The Russian central bank on Jan. 31 increased the mandatory reserve ratio while unexpectedly leaving its deposit rates unchanged after inflation last month accelerated to the fastest in 15 months. Policy makers cited the threat of rising capital inflows driven by higher oil prices.
Emerging economies are weighing the need to curb inflation against the risk of attracting speculative capital from near-zero interest rates in the US and Europe.
Consumer prices last month surged 9.6 percent from a year earlier, triggered by the worst drought in at least 50 years, while monthly inflation was 2.4 percent, the quickest in two years.
Central bankers have kept the benchmark refinancing rate at a -record-low 7.75 percent since June, opting to increase the deposit rate in December.
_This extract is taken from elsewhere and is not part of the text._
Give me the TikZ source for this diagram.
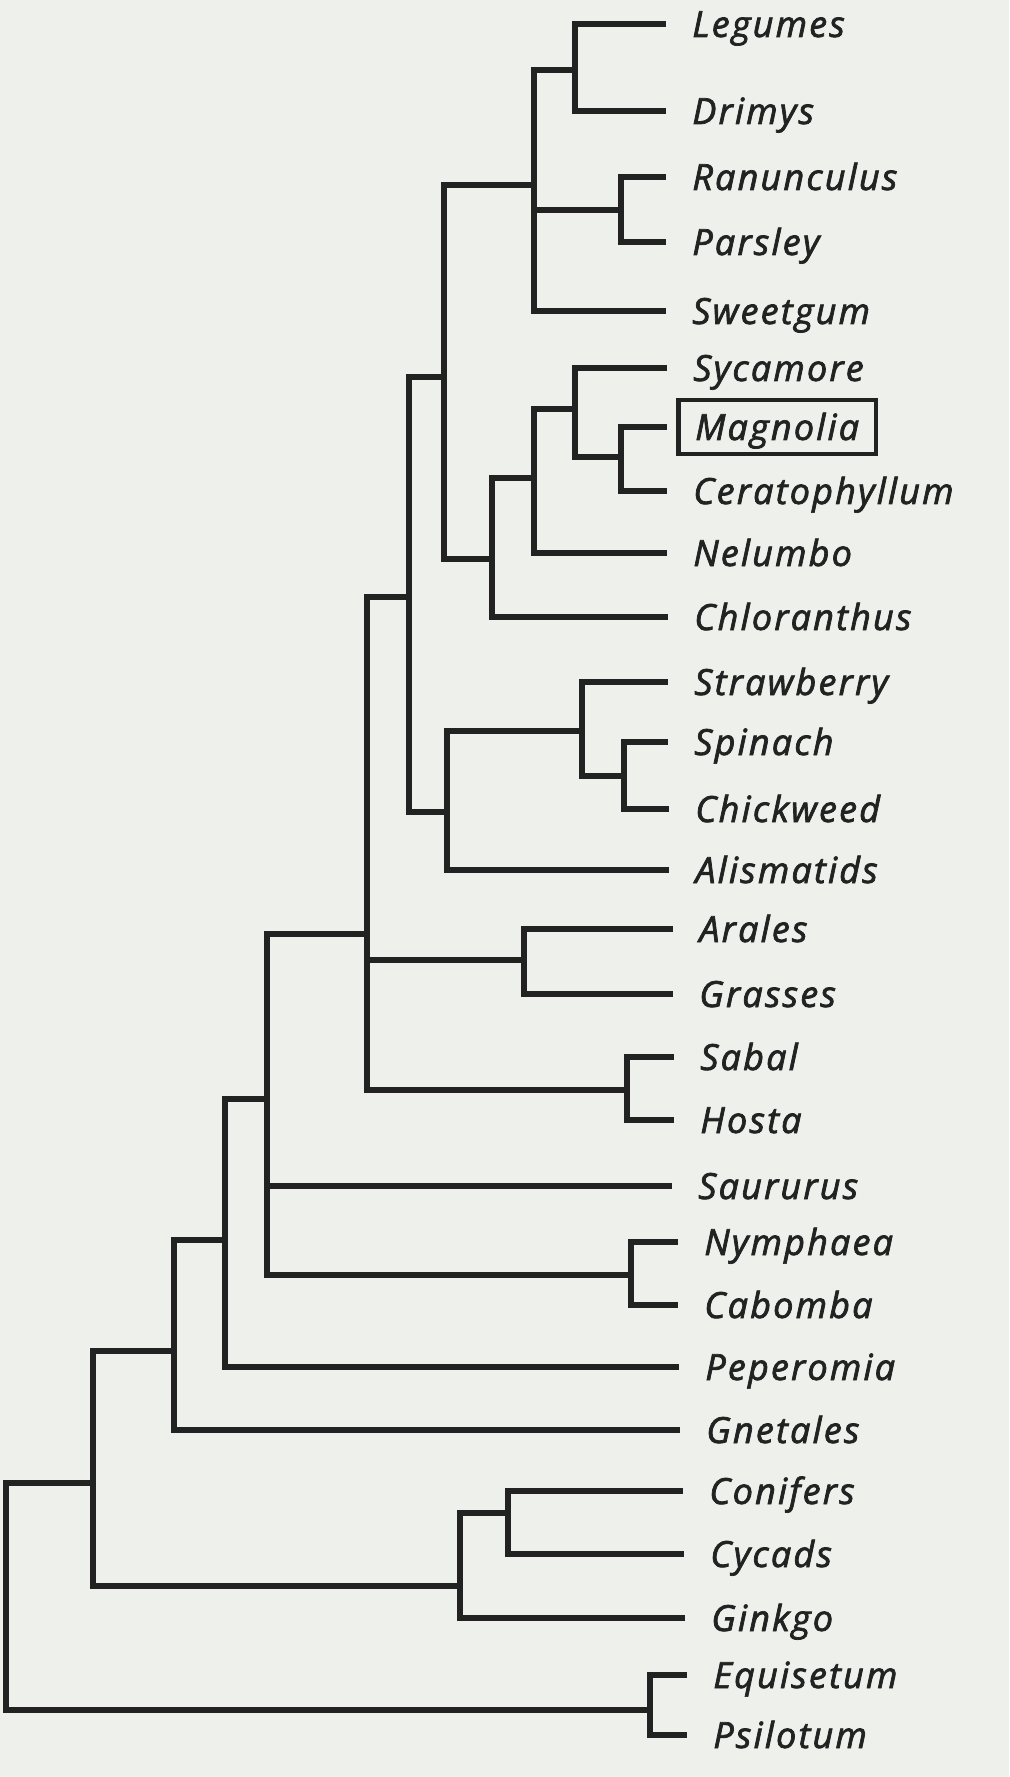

Last week, they raised the mandatory reserve level for liabilities to 3.5 percent for non-resident companies and 3 percent for individuals and others, both from 2.5 percent.
‘HIGHLY UNORTHODOX’
The policy response in countries, including Turkey and Russia, is “highly unorthodox” and may lead to more aggressive rate increases as inflationary expectations mount, said Maria Gordon, a London-based emerging--market equity portfolio manager at Pacific Investment Management Co, which oversees about US$1.2 trillion.
‘MAXIMUM FEARS’
“I would be looking for a combination of maximum fears, when the local markets will start pricing in a large degree of tightening and I would start taking positions on interest-rate sensitive stocks,” she said in an interview in Moscow on Thurdsday, without specifying companies.
Emerging markets risk a “hard landing” as they start raising interest rates to fight inflation, Nouriel Roubini, the New York University professor who predicted the credit crisis, said at a conference in Moscow on Thursday.
China set record-high reserve requirements, raising the level four times in about two months. Latin American nations from Brazil to Peru are lifting the ratios and returning to capital controls to stem a rally in their currencies.
Bank Rossii raised the reserve level for liabilities to the highest since 2008 after lowering the ratio at the height of the financial crisis that year to help lenders weather the credit squeeze. It last lifted the requirement level in August 2009.